What is being asked -
Skip every picture, and extract verbatim the lines from the line containing "Reproduce this diagram with TikZ." to the line containing "(title) at (48,33)", both lines included.

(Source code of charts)
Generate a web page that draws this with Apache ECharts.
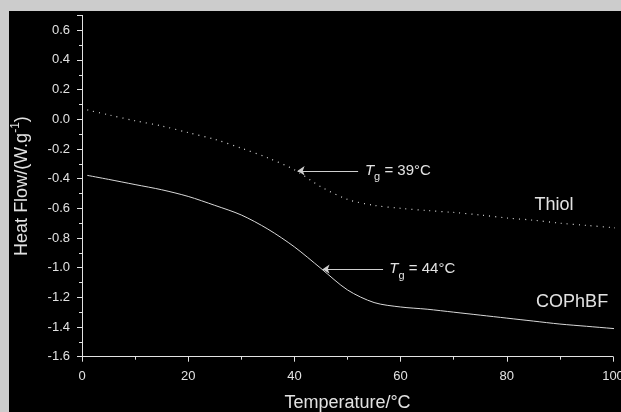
<!DOCTYPE html>
<html><head><meta charset="utf-8">
<script src="https://cdn.jsdelivr.net/npm/echarts@6/dist/echarts.min.js"></script>
<style>html,body{margin:0;padding:0;background:#cccccc;}#c{width:621px;height:412px;}</style>
</head><body><div id="c"></div>
<script>
// Data
const temps   = [1, 5, 10, 15, 20, 25, 30, 35, 40, 45, 50, 55, 60, 65, 70, 75, 80, 85, 90, 95, 100, 101.5];
const thiol   = [0.063, 0.03, -0.01, -0.045, -0.09, -0.135, -0.195, -0.26, -0.34, -0.455, -0.54, -0.58, -0.60, -0.615, -0.628, -0.645, -0.665, -0.68, -0.70, -0.715, -0.73, -0.735];
const cophbf  = [-0.378, -0.405, -0.44, -0.475, -0.52, -0.58, -0.645, -0.74, -0.86, -1.005, -1.15, -1.235, -1.265, -1.28, -1.30, -1.32, -1.34, -1.36, -1.38, -1.395, -1.41, -1.415];
const xTicks  = [0, 20, 40, 60, 80, 100];
const yTicks  = [-1.6, -1.4, -1.2, -1.0, -0.8, -0.6, -0.4, -0.2, 0.0, 0.2, 0.4, 0.6];
const tgThiol = {value: 39, arrowFrom: [52, -0.347], arrowTo: [40.6, -0.347], text: [53, -0.347]};
const tgCop   = {value: 44, arrowFrom: [56.7, -1.01], arrowTo: [45.3, -1.01], text: [57.6, -1.01]};
const seriesLabels = [{name: 'Thiol', at: [88.9, -0.578]}, {name: 'COPhBF', at: [92.3, -1.231]}];

const fg = '#e2e2e2';
const font = 'Liberation Sans, Arial, sans-serif';
const chart = echarts.init(document.getElementById('c'));
const tgRich = {
  t: {fontStyle: 'italic', fontSize: 15, color: fg, fontFamily: font, lineHeight: 24, verticalAlign: 'middle'},
  g: {fontSize: 11, color: fg, fontFamily: font, lineHeight: 24, verticalAlign: 'bottom'},
  n: {fontSize: 15, color: fg, fontFamily: font, lineHeight: 24, verticalAlign: 'middle'}
};
function tgMark(tg) {
  return {
    symbol: 'none', animation: false, silent: true,
    lineStyle: {color: '#cfcfcf', width: 1, type: 'solid'},
    symbolSize: 7,
    label: {show: false},
    data: [[{coord: tg.arrowFrom, symbol: 'none'}, {coord: tg.arrowTo, symbol: 'arrow'}]]
  };
}
function tgPoint(tg, extra) {
  const pts = [{coord: tg.text, label: {show: true, position: 'right', distance: 1,
      formatter: '{t|T}{g|g}{n| = ' + tg.value + '°C}', rich: tgRich}}];
  extra.forEach(e => pts.push({coord: e.at, label: {show: true, position: 'inside',
      formatter: e.name, color: fg, fontSize: 18, fontFamily: font}}));
  return {symbol: 'circle', symbolSize: 1, itemStyle: {color: 'rgba(0,0,0,0)'},
          silent: true, animation: false, data: pts};
}
chart.setOption({
  backgroundColor: 'transparent',
  animation: false,
  graphic: [{type: 'rect', z: -10, silent: true, shape: {x: 9, y: 11, width: 612, height: 401}, style: {fill: '#000000'}}],
  grid: {left: 82, right: 8, top: 15.4, bottom: 55.3, containLabel: false, outerBoundsMode: 'none'},
  xAxis: {
    type: 'value', min: 0, max: 100, interval: 20,
    axisLine: {onZero: false, lineStyle: {color: fg, width: 1}},
    axisTick: {show: true, inside: false, length: 5, lineStyle: {color: fg}},
    minorTick: {show: true, splitNumber: 2, length: 3, lineStyle: {color: fg}},
    splitLine: {show: false},
    axisLabel: {color: fg, fontSize: 13, fontFamily: font, margin: 13,
      formatter: v => xTicks.includes(v) ? String(v) : ''},
    name: 'Temperature/°C', nameLocation: 'middle', nameGap: 37,
    nameTextStyle: {color: fg, fontSize: 18, fontFamily: font}
  },
  yAxis: {
    type: 'value', min: -1.6, max: 0.7, interval: 0.2,
    axisLine: {show: true, onZero: false, lineStyle: {color: fg, width: 1}},
    axisTick: {show: true, inside: false, length: 5, lineStyle: {color: fg}},
    minorTick: {show: true, splitNumber: 2, length: 3, lineStyle: {color: fg}},
    splitLine: {show: false},
    axisLabel: {color: fg, fontSize: 13, fontFamily: font, margin: 12,
      formatter: v => yTicks.some(t => Math.abs(t - v) < 1e-6) ? v.toFixed(1) : ''},
    name: 'Heat Flow/(W.g{sup|-1})', nameLocation: 'middle', nameGap: 48,
    nameTextStyle: {color: fg, fontSize: 18, fontFamily: font,
      rich: {sup: {fontSize: 12, color: fg, fontFamily: font, verticalAlign: 'top', lineHeight: 24}}}
  },
  series: [
    {name: 'Thiol', type: 'line', data: temps.map((t, i) => [t, thiol[i]]),
     showSymbol: false, smooth: 0.3, clip: false,
     lineStyle: {color: '#d8d8d8', width: 1.2, type: [1, 5]},
     markLine: tgMark(tgThiol), markPoint: tgPoint(tgThiol, [seriesLabels[0]])},
    {name: 'COPhBF', type: 'line', data: temps.map((t, i) => [t, cophbf[i]]),
     showSymbol: false, smooth: 0.3, clip: false,
     lineStyle: {color: '#d8d8d8', width: 1},
     markLine: tgMark(tgCop), markPoint: tgPoint(tgCop, [seriesLabels[1]])}
  ]
});
</script></body></html>
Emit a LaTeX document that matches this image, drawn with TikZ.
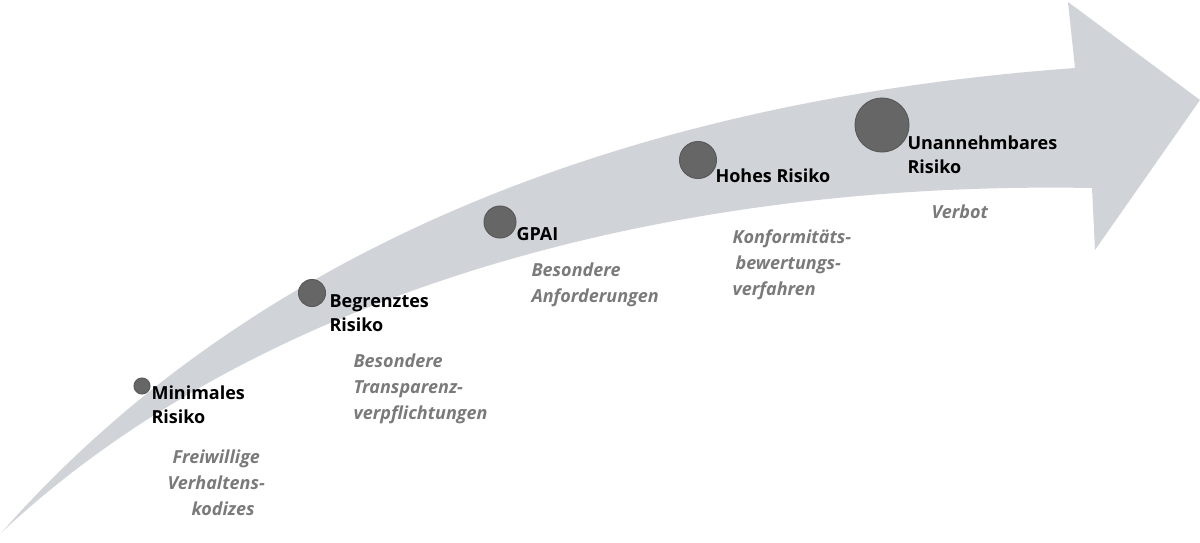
\documentclass[tikz,border=0pt]{standalone}
\usepackage{fontspec}
\setmainfont{Open Sans}
\begin{document}
\begin{tikzpicture}[x=1pt,y=-1pt,
  dot/.style={circle,fill=black!60,draw=black!65,line width=1pt,inner sep=0pt},
  lab/.style={anchor=north west,align=left,font=\fontsize{18}{24}\selectfont\bfseries,text=black},
  sub/.style={anchor=north west,align=left,font=\fontsize{18}{26}\selectfont\bfseries\itshape,text=black!52}]
\useasboundingbox (0,0) rectangle (1200,543);
\definecolor{band}{HTML}{D0D3D7}
\fill[band]
 (2,532) .. controls (180,330) and (500,110) .. (1075,68)
 -- (1068,2) -- (1200,100) -- (1095,250) -- (1092,188)
 .. controls (650,180) and (250,300) .. (2,532) -- cycle;
\node[dot,minimum size=16pt] (d1) at (142,386) {};
\node[dot,minimum size=27pt] (d2) at (312,293) {};
\node[dot,minimum size=32pt] (d3) at (500,222) {};
\node[dot,minimum size=37pt] (d4) at (698,160) {};
\node[dot,minimum size=54pt] (d5) at (882,125) {};
\node[lab] (l1) at (148,382) {Minimales\\Risiko};
\node[lab] (l2) at (326,291) {Begrenztes\\Risiko};
\node[lab] (l3) at (513,224) {GPAI};
\node[lab] (l4) at (712,165) {Hohes Risiko};
\node[lab] (l5) at (904,132) {Unannehmbares\\Risiko};
\node[sub] (s1) at (164,446) {\hspace*{5pt}Freiwillige\\Verhaltens-\\\hspace*{24pt}kodizes};
\node[sub] (s2) at (350,350) {Besondere\\Transparenz-\\verpflichtungen};
\node[sub] (s3) at (528,259) {Besondere\\Anforderungen};
\node[sub] (s4) at (729,226) {Konformitäts-\\\hspace*{3pt}bewertungs-\\verfahren};
\node[sub] (s5) at (928,201) {Verbot};
\end{tikzpicture}
\end{document}
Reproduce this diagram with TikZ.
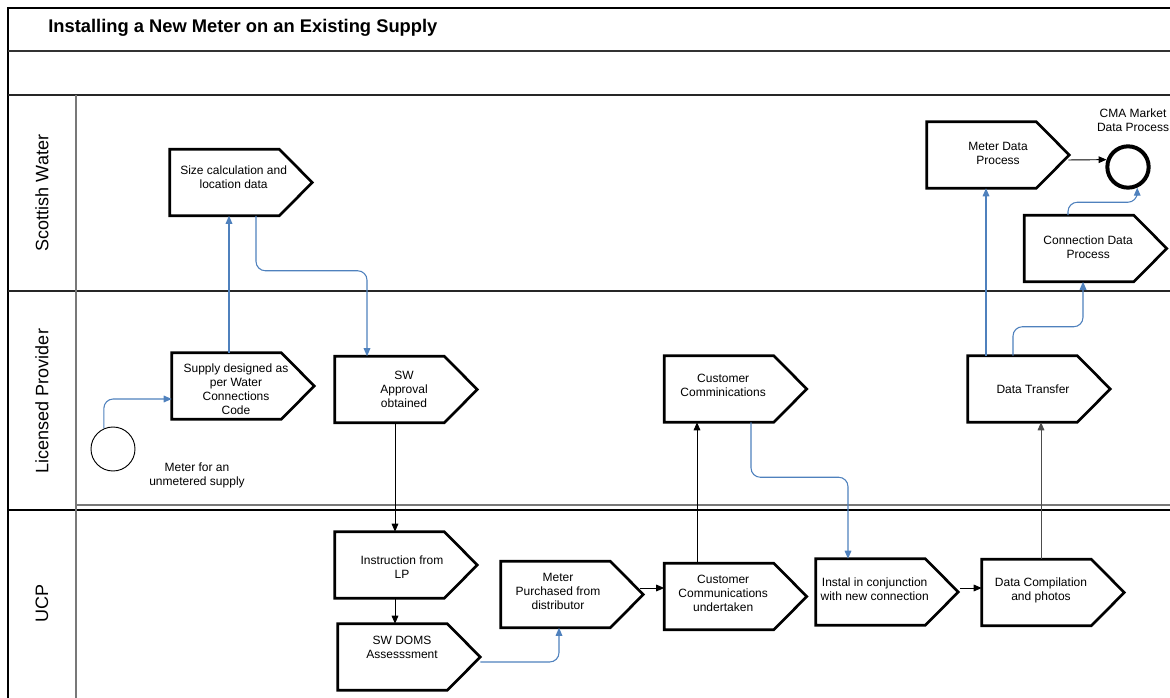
\documentclass[tikz,border=0pt]{standalone}
\usepackage{fontspec}
\setmainfont{Liberation Sans}
\usetikzlibrary{arrows.meta}
\usetikzlibrary{calc}

\definecolor{flowblue}{RGB}{79,129,189}
\definecolor{lanegray}{RGB}{120,120,120}

% text of a step: #1 pad on the right (moves text left), #2 extra depth (moves text up, or down if negative)
\newcommand{\steptext}[3]{\raisebox{0pt}[\height][\dimexpr\depth+#2\relax]{\begin{tabular}{@{}c@{\hspace{#1}}}#3\end{tabular}}}

\tikzset{
  stepbox/.style={shape=rectangle, minimum width=106.5pt, minimum height=49.5pt,
    inner sep=0pt, font=\fontsize{9}{10.5}\selectfont},
  boxline/.style={line width=2pt, line join=miter},
  lanename/.style={rotate=90, font=\fontsize{13.5}{16}\selectfont},
  plain/.style={align=center, font=\fontsize{9}{10.5}\selectfont},
  flow/.style={draw=black, line width=0.7pt, -{Triangle[length=6pt,width=5pt]}},
  flowb/.style={draw=flowblue, line width=0.8pt, rounded corners=7pt, -{Triangle[length=6pt,width=5pt]}}
}

\begin{document}
\begin{tikzpicture}[x=0.75pt, y=-0.75pt]
          \useasboundingbox (0,0) rectangle (1170,698);

          % frame and lanes
          \draw [line width=0.9pt] (8,698) -- (8,8) -- (1170,8);
          \draw [line width=0.8pt, color=black!80] (8,51) -- (1170,51);
          \draw [line width=0.8pt, color=black!85] (8,95) -- (1170,95);
          \draw [line width=0.8pt, color=black!85] (8,291) -- (1170,291);
          \draw [line width=1.4pt, color=lanegray] (76,505) -- (1170,505);
          \draw [line width=0.8pt] (8,510) -- (1170,510);
          \draw [line width=1pt, color=lanegray] (76,95) -- (76,698);

          \node[anchor=base west, inner sep=0pt, font=\bfseries\fontsize{13.75}{16}\selectfont] (title) at (48,33) {Installing a New Meter on an Existing Supply};

          \node[lanename] (lanesw) at (42,193) {Scottish Water};
          \node[lanename] (lanelp) at (42,401) {Licensed Provider};
          \node[lanename] (laneucp) at (42,603) {UCP};

          % steps
          \node[stepbox] (sizecalc) at (241,182.5) {\steptext{11pt}{5.25pt}{Size calculation and\\location data}};
          \node[stepbox] (supply) at (243,386) {\steptext{10.5pt}{-7.5pt}{Supply designed as\\per Water\\Connections\\Code}};
          \node[stepbox] (approval) at (406,389.5) {\steptext{3pt}{-2.25pt}{SW\\Approval\\obtained}};
          \node[stepbox] (instruct) at (406,565) {\steptext{6pt}{-5.25pt}{Instruction from\\LP}};
          \node[stepbox] (doms) at (409,657) {\steptext{10.5pt}{12pt}{SW DOMS\\Assesssment}};
          \node[stepbox] (purchased) at (572,594.5) {\steptext{21pt}{2.25pt}{Meter\\Purchased from\\distributor}};
          \node[stepbox] (undertaken) at (735.5,596.5) {\steptext{18.5pt}{2.25pt}{Customer\\Communications\\undertaken}};
          \node[stepbox] (custcomm) at (735.5,389) {\steptext{18.5pt}{3pt}{Customer\\Comminications}};
          \node[stepbox] (instal) at (887,592) {\steptext{18.5pt}{1.5pt}{Instal in conjunction\\with new connection}};
          \node[stepbox] (compile) at (1053,592.5) {\steptext{18pt}{2.25pt}{Data Compilation\\and photos}};
          \node[stepbox] (transfer) at (1039,389) {\steptext{9pt}{-3pt}{Data Transfer}};
          \node[stepbox] (meterdata) at (998,155) {\steptext{0pt}{0pt}{Meter Data\\Process}};
          \node[stepbox] (conndata) at (1095.5,248.5) {\steptext{11pt}{0pt}{Connection Data\\Process}};

          \foreach \n in {sizecalc,supply,approval,instruct,doms,purchased,undertaken,custcomm,instal,compile,transfer,meterdata,conndata}
            \draw[boxline] (\n.north west) -- ([xshift=-24.75pt]\n.north east) -- (\n.east)
              -- ([xshift=-24.75pt]\n.south east) -- (\n.south west) -- cycle;

          % start and end events
          \node[circle, draw, line width=0.7pt, minimum size=33pt, inner sep=0pt] (start) at (113,449) {};
          \node[plain] (startlabel) at (197,475) {Meter for an\\unmetered supply};
          \node[circle, draw, line width=3pt, minimum size=31pt, inner sep=0pt] (finish) at (1128,167) {};
          \node[plain] (finishlabel) at (1133,120) {CMA Market\\Data Process};

          % connectors
          \draw[flowb] (start.114) |- ($(supply.west)+(0,13)$);
          \draw[flowb] ($(supply.north)+(-14,0)$) -- ($(sizecalc.south)+(-12,0)$);
          \draw[flowb] ($(sizecalc.south)+(15,0)$) -- ++(0,55) -| ($(approval.north)+(-39,0)$);
          \draw[flow] ($(approval.south)+(-11,0)$) -- ($(instruct.north)+(-11,0)$);
          \draw[flow] ($(instruct.south)+(-11,0)$) -- ($(doms.north)+(-14,0)$);
          \draw[flowb] ($(doms.east)+(0,5)$) -| ($(purchased.south)+(-13,0)$);
          \draw[flow] ($(purchased.east)+(-3,-6.5)$) -- ($(undertaken.west)+(0,-8.5)$);
          \draw[flow] ($(undertaken.north)+(-38.5,0)$) -- ($(custcomm.south)+(-38.5,0)$);
          \draw[flowb] ($(custcomm.south)+(15.5,0)$) -- ++(0,55) -| ($(instal.north)+(-39,0)$);
          \draw[flow] ($(instal.east)+(2,-4)$) -- ($(compile.west)+(0,-4.5)$);
          \draw[flow, draw=black!70] ($(compile.north)+(-12,0)$) -- ($(transfer.south)+(2,0)$);
          \draw[flowb] ($(transfer.north)+(-53,0)$) -- ($(meterdata.south)+(-12,0)$);
          \draw[flowb] ($(transfer.north)+(-26,0)$) -- ++(0,-29) -| ($(conndata.south)+(-12.5,0)$);
          \draw[flowb] ($(conndata.north)+(-27.5,0)$) -- ++(0,-13) -| (finish.-66);
          \draw[flow] ($(meterdata.east)+(-1,5)$) -- (finish.161);

        \end{tikzpicture}
\end{document}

Exercise result -
Reproduce this diagram with TikZ.
\documentclass[tikz,border=0pt]{standalone}
\usepackage{fontspec}
\setmainfont{Liberation Sans}
\usetikzlibrary{arrows.meta}
\usetikzlibrary{calc}

\definecolor{flowblue}{RGB}{79,129,189}
\definecolor{lanegray}{RGB}{120,120,120}

% text of a step: #1 pad on the right (moves text left), #2 extra depth (moves text up, or down if negative)
\newcommand{\steptext}[3]{\raisebox{0pt}[\height][\dimexpr\depth+#2\relax]{\begin{tabular}{@{}c@{\hspace{#1}}}#3\end{tabular}}}

\tikzset{
  stepbox/.style={shape=rectangle, minimum width=106.5pt, minimum height=49.5pt,
    inner sep=0pt, font=\fontsize{9}{10.5}\selectfont},
  boxline/.style={line width=2pt, line join=miter},
  lanename/.style={rotate=90, font=\fontsize{13.5}{16}\selectfont},
  plain/.style={align=center, font=\fontsize{9}{10.5}\selectfont},
  flow/.style={draw=black, line width=0.7pt, -{Triangle[length=6pt,width=5pt]}},
  flowb/.style={draw=flowblue, line width=0.8pt, rounded corners=7pt, -{Triangle[length=6pt,width=5pt]}}
}

\begin{document}
\begin{tikzpicture}[x=0.75pt, y=-0.75pt]
          \useasboundingbox (0,0) rectangle (1170,698);

          % frame and lanes
          \draw [line width=0.9pt] (8,698) -- (8,8) -- (1170,8);
          \draw [line width=0.8pt, color=black!80] (8,51) -- (1170,51);
          \draw [line width=0.8pt, color=black!85] (8,95) -- (1170,95);
          \draw [line width=0.8pt, color=black!85] (8,291) -- (1170,291);
          \draw [line width=1.4pt, color=lanegray] (76,505) -- (1170,505);
          \draw [line width=0.8pt] (8,510) -- (1170,510);
          \draw [line width=1pt, color=lanegray] (76,95) -- (76,698);

          \node[anchor=base west, inner sep=0pt, font=\bfseries\fontsize{13.75}{16}\selectfont] (title) at (48,33) {Installing a New Meter on an Existing Supply};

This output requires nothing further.